A Life Flight crew searching for a tramper trapped in snow on the Tararua Ranges. PHOTOS/FILE
Four teenagers were flown out of the Tararua Ranges lasts week, marking the third rescue in a month.
Search and Rescue officers from the Maritime New Zealand Rescue Co-ordination Centre NZ co-ordinated a search on Wednesday night with the assistance of Wairarapa Police and LandSAR teams for four teenagers lost near Neil Forks Hutt in the Tararua Range.
A Maritime New Zealand spokesperson said the group was located safe and well but not on their intended route.
They were initially assisted to the nearby hut and then flown out to safety when weather conditions improved and reunited with their families.
RCCNZ Senior Search and Rescue Officer Tracy Brickles said RCCNZ was contacted by the IERCC centre in Texas to advise they had received an SOS distress message from an inReach device located in the area of Neill Creek in the Tararua ranges – approximately 1.5km from the Neill Forks Hut.
Brickles said contact was made with the listed family contact and it was established that the device was with a party of four teenagers, two males and two females, who were on the first day of what was scheduled to be a four-day tramp.
“The teenagers, one aged 17 and three aged 16, were making their way to the Neil Forks Hut and went off track after following the wrong spur towards the hut.”
She said the weather conditions had initially prevented a rescue helicopter flying into the area on Wednesday night.
A LandSAR team from Wairarapa walked part-way to the alert location.
The spokesperson said when the weather cleared sufficiently, a helicopter operator, Amalgamated Helicopters, flew to the distress alert position and located the lost party.
“The LandSAR team was then flown to the nearby Neill Fork Hut and were able to quickly get to the lost trampers and walk them back to the shelter of the hut. Both trampers and LandSAR teams were then flown out to safety.”
The spokesperson said the teenagers had been dropped off by a parent on Wednesday morning at Waiohine Road near Waiohine Gorge Campsite to start their hike.
“They were well equipped but didn’t have a tent, which can be a problem if trampers can’t reach shelter.”
Two trampers became stuck in the Tararua Ranges in September after the weather became severe.
A 35-year-old Kapiti woman was attempting the Jumbo Circuit in the ranges, and bit bad weather in the section between Jumbo and Powell Hut.

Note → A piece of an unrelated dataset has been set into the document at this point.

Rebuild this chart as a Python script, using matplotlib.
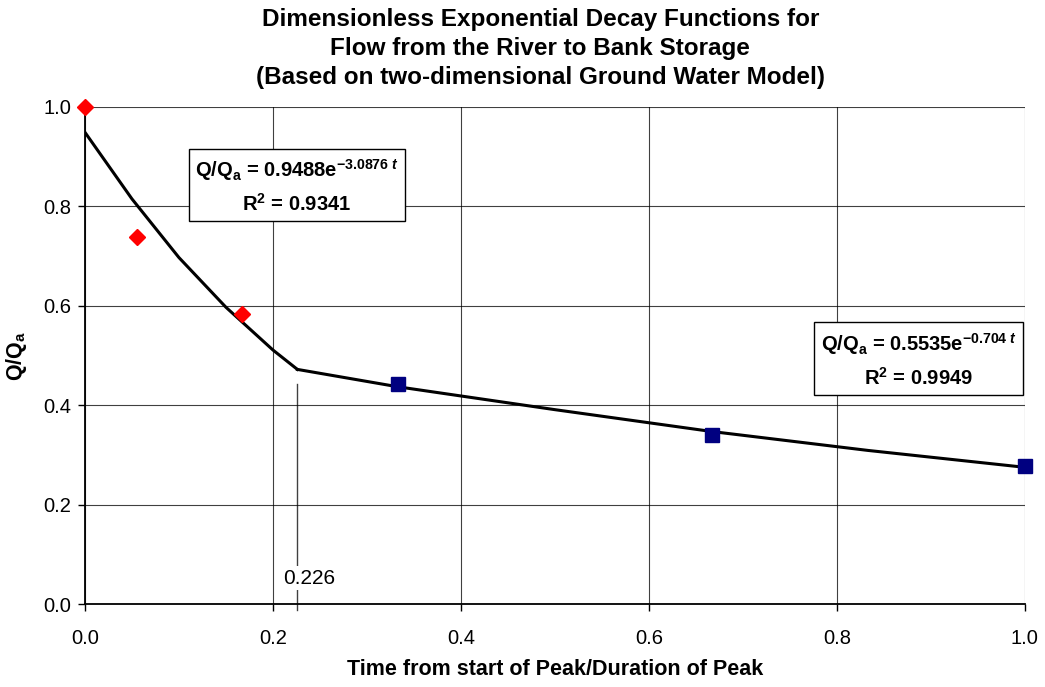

A second solo tramper had set off a personal locator beacon that night after also striking bad weather.
At the time he set the beacon off, he was near a high point named McGregor in the Tararuas and was believed to have been doing a one-day trip with his dog from the Holdsworth Road end.
Both trampers had been safely located and rescued.
Brickles said it was important to check the weather forecast before heading to the mountains and to take a tent in case you end up outdoors overnight.
“There have been three incidents in the Tararua ranges in the past month. Our Search and Rescue teams put their own lives at risk to rescue others.
“If you are planning a trip to the Tararua ranges, it is critical that you consider the weather conditions before heading out to avoid having to be rescued and putting helicopter and LandSAR teams in danger,” Brickles said.